Problem
Repeat the listing word for word. No pictures belong in the copy.

Given material
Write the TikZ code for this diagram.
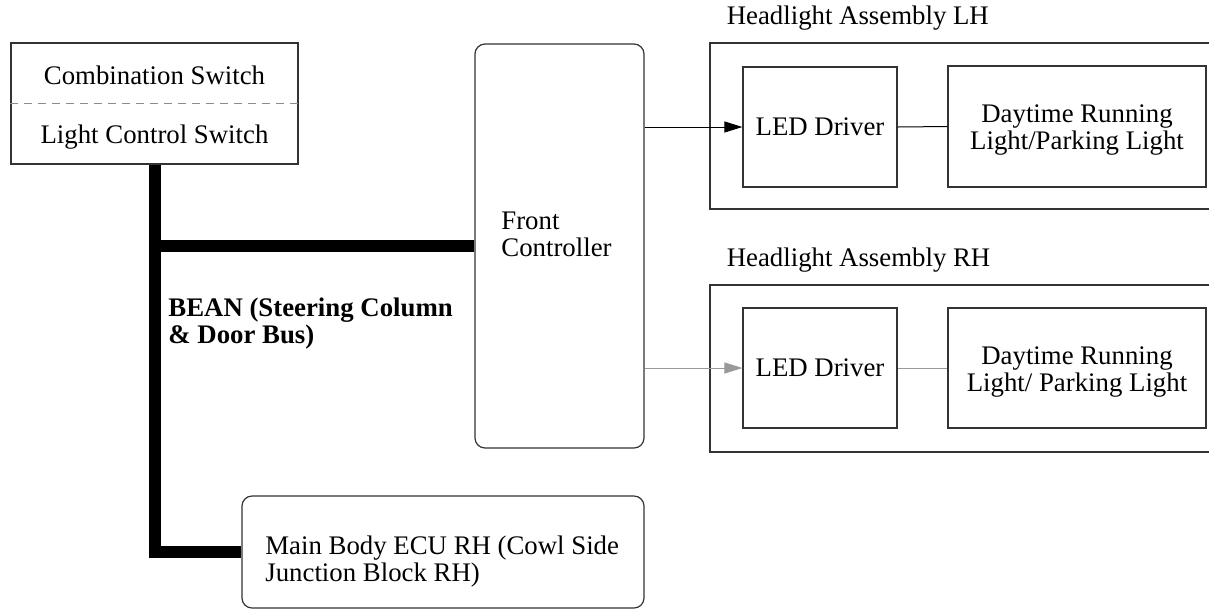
\documentclass[tikz,border=0pt]{standalone}
\usepackage{fontspec}
\setmainfont{LiberationSerif}[Extension=.ttf, UprightFont=*-Regular, BoldFont=*-Bold]
\usepackage{tikz}
\usetikzlibrary{arrows.meta, positioning}
\usepackage{xcolor}

\newcommand{\diagfont}{\fontsize{13.4pt}{13.5pt}\selectfont}

\begin{document}
\begin{tikzpicture}[
    x=0.5pt, y=-0.5pt,
    every node/.style={font=\diagfont},
    box/.style={draw=black!80, line width=0.6pt, inner sep=0pt},
    rbox/.style={box, rounded corners=5pt},
    lbl/.style={inner sep=0pt},
    bus/.style={draw, line width=6pt},
    sig/.style={draw, line width=0.5pt, -{Triangle[length=9pt, width=5.5pt]}},
  ]
  \useasboundingbox (0,0) rectangle (1209,612);

  % switch
  \node[box, minimum width=143.5pt, minimum height=60.5pt] (sw) at (154.5,103.5) {};
  \node[lbl] (comb) at (154.5,75) {Combination Switch};
  \node[lbl] (lcs) at (154.5,137) {Light Control Switch};
  \draw[black!45, dashed, dash pattern=on 4pt off 3pt, line width=0.5pt] (sw.west) -- (sw.east);

  % controllers
  \node[rbox, minimum width=84.5pt, minimum height=202pt] (front) at (559.5,246) {};
  \node[lbl, align=left, anchor=west] (frontT) at (501,234) {Front\\Controller};
  \node[rbox, minimum width=201pt, minimum height=56pt] (ecu) at (443,552) {};
  \node[lbl, align=left, anchor=west] (ecuT) at (265,562) {Main Body ECU RH (Cowl Side\\Junction Block RH)};

  % headlight assemblies
  \node[box, minimum width=265pt, minimum height=83pt] (lhA) at (975,126) {};
  \node[lbl, anchor=south west, above right=6pt and 8.5pt of lhA.north west] {Headlight Assembly LH};
  \node[box, minimum width=77pt, minimum height=60pt] (ledL) at (820,127) {LED Driver};
  \node[box, minimum width=129pt, minimum height=60.5pt] (drlL) at (1077,126.5) {};
  \node[lbl, align=center] (drlLT) at ([yshift=-2pt]drlL.center) {Daytime Running\\Light/Parking Light};

  \node[box, minimum width=265pt, minimum height=83.5pt] (rhA) at (975,368.5) {};
  \node[lbl, anchor=south west, above right=6pt and 8.5pt of rhA.north west] {Headlight Assembly RH};
  \node[box, minimum width=77pt, minimum height=60pt] (ledR) at (820,368) {LED Driver};
  \node[box, minimum width=129pt, minimum height=60pt] (drlR) at (1077,368) {};
  \node[lbl, align=center] (drlRT) at ([yshift=-2pt]drlR.center) {Daytime Running\\Light/ Parking Light};

  % BEAN bus
  \draw[bus] (sw.south) -- (sw.south |- ecu.west) -- (ecu.west);
  \draw[bus] (sw.south |- front.west) -- (front.west);
  \node[lbl, align=left, anchor=west, font=\diagfont\bfseries] (bean) at (168,324) {BEAN (Steering Column\\\& Door Bus)};

  % signals
  \draw[sig] (front.east |- ledL.west) -- (ledL.west);
  \draw[line width=0.5pt] (ledL.east) -- (drlL.west);
  \draw[sig, draw=black!40] (front.east |- ledR.west) -- (ledR.west);
  \draw[line width=0.5pt, black!40] (ledR.east) -- (drlR.west);
\end{tikzpicture}
\end{document}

Written response
Write the TikZ code for this diagram.
\documentclass[tikz,border=0pt]{standalone}
\usepackage{fontspec}
\setmainfont{LiberationSerif}[Extension=.ttf, UprightFont=*-Regular, BoldFont=*-Bold]
\usepackage{tikz}
\usetikzlibrary{arrows.meta, positioning}
\usepackage{xcolor}

\newcommand{\diagfont}{\fontsize{13.4pt}{13.5pt}\selectfont}

\begin{document}
\begin{tikzpicture}[
    x=0.5pt, y=-0.5pt,
    every node/.style={font=\diagfont},
    box/.style={draw=black!80, line width=0.6pt, inner sep=0pt},
    rbox/.style={box, rounded corners=5pt},
    lbl/.style={inner sep=0pt},
    bus/.style={draw, line width=6pt},
    sig/.style={draw, line width=0.5pt, -{Triangle[length=9pt, width=5.5pt]}},
  ]
  \useasboundingbox (0,0) rectangle (1209,612);

  % switch
  \node[box, minimum width=143.5pt, minimum height=60.5pt] (sw) at (154.5,103.5) {};
  \node[lbl] (comb) at (154.5,75) {Combination Switch};
  \node[lbl] (lcs) at (154.5,137) {Light Control Switch};
  \draw[black!45, dashed, dash pattern=on 4pt off 3pt, line width=0.5pt] (sw.west) -- (sw.east);

  % controllers
  \node[rbox, minimum width=84.5pt, minimum height=202pt] (front) at (559.5,246) {};
  \node[lbl, align=left, anchor=west] (frontT) at (501,234) {Front\\Controller};
  \node[rbox, minimum width=201pt, minimum height=56pt] (ecu) at (443,552) {};
  \node[lbl, align=left, anchor=west] (ecuT) at (265,562) {Main Body ECU RH (Cowl Side\\Junction Block RH)};

  % headlight assemblies
  \node[box, minimum width=265pt, minimum height=83pt] (lhA) at (975,126) {};
  \node[lbl, anchor=south west, above right=6pt and 8.5pt of lhA.north west] {Headlight Assembly LH};
  \node[box, minimum width=77pt, minimum height=60pt] (ledL) at (820,127) {LED Driver};
  \node[box, minimum width=129pt, minimum height=60.5pt] (drlL) at (1077,126.5) {};
  \node[lbl, align=center] (drlLT) at ([yshift=-2pt]drlL.center) {Daytime Running\\Light/Parking Light};

  \node[box, minimum width=265pt, minimum height=83.5pt] (rhA) at (975,368.5) {};
  \node[lbl, anchor=south west, above right=6pt and 8.5pt of rhA.north west] {Headlight Assembly RH};
  \node[box, minimum width=77pt, minimum height=60pt] (ledR) at (820,368) {LED Driver};
  \node[box, minimum width=129pt, minimum height=60pt] (drlR) at (1077,368) {};
  \node[lbl, align=center] (drlRT) at ([yshift=-2pt]drlR.center) {Daytime Running\\Light/ Parking Light};

  % BEAN bus
  \draw[bus] (sw.south) -- (sw.south |- ecu.west) -- (ecu.west);
  \draw[bus] (sw.south |- front.west) -- (front.west);
  \node[lbl, align=left, anchor=west, font=\diagfont\bfseries] (bean) at (168,324) {BEAN (Steering Column\\\& Door Bus)};

  % signals
  \draw[sig] (front.east |- ledL.west) -- (ledL.west);
  \draw[line width=0.5pt] (ledL.east) -- (drlL.west);
  \draw[sig, draw=black!40] (front.east |- ledR.west) -- (ledR.west);
  \draw[line width=0.5pt, black!40] (ledR.east) -- (drlR.west);
\end{tikzpicture}
\end{document}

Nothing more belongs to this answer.